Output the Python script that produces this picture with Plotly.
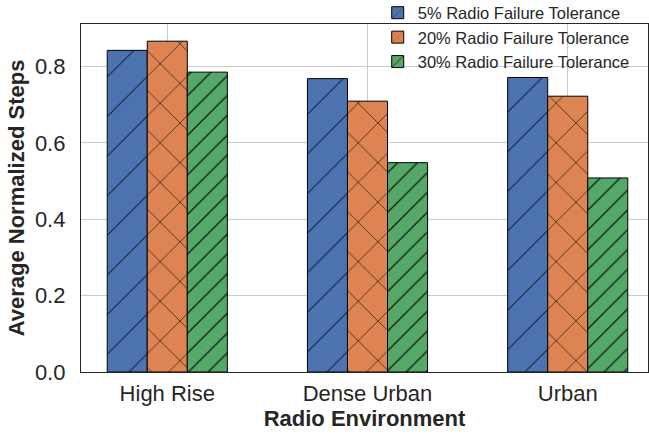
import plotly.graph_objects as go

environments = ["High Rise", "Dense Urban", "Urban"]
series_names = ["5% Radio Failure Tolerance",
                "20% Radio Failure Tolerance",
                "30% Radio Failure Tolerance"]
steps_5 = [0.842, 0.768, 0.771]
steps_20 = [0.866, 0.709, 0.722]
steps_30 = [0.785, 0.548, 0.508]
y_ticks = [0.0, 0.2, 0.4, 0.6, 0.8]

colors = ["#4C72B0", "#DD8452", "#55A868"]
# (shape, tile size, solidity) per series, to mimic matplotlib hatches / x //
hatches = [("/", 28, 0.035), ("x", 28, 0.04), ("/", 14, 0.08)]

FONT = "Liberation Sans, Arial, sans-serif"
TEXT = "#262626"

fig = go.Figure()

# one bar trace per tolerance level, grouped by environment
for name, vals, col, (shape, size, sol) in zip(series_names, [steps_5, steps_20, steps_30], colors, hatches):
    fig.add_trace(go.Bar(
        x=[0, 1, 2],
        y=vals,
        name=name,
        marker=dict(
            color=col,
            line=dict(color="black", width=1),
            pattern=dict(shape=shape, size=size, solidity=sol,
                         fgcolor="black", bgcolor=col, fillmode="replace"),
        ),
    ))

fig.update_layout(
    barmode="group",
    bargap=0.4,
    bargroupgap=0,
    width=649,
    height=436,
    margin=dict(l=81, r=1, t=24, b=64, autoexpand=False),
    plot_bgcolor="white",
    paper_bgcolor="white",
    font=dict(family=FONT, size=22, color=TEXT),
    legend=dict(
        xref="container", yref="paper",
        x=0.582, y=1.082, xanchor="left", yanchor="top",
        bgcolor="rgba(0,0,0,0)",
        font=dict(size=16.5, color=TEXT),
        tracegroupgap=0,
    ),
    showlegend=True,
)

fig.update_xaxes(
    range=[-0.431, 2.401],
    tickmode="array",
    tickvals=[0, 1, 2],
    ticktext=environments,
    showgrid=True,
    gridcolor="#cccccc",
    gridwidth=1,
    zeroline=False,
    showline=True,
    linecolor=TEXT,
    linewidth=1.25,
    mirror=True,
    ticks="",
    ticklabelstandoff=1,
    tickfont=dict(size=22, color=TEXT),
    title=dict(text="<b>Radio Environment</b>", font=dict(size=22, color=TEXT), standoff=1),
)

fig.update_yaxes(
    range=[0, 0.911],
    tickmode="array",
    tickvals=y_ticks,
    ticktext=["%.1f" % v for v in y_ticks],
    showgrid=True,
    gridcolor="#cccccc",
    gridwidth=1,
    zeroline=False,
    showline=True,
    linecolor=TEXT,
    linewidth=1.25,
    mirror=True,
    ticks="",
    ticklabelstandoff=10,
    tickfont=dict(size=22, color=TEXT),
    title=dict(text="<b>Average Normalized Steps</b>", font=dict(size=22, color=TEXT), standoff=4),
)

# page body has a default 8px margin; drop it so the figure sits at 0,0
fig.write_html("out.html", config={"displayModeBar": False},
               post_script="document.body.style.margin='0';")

• Directions: Starting at the first line of the material, output exactly the lines up to and including the one with "y_ticks = [0.0, 0.2, 0.4, 0.6, 0.8]". Do not include the pictures.

• Written reply:
Output the Python script that produces this picture with Plotly.
import plotly.graph_objects as go

environments = ["High Rise", "Dense Urban", "Urban"]
series_names = ["5% Radio Failure Tolerance",
                "20% Radio Failure Tolerance",
                "30% Radio Failure Tolerance"]
steps_5 = [0.842, 0.768, 0.771]
steps_20 = [0.866, 0.709, 0.722]
steps_30 = [0.785, 0.548, 0.508]
y_ticks = [0.0, 0.2, 0.4, 0.6, 0.8]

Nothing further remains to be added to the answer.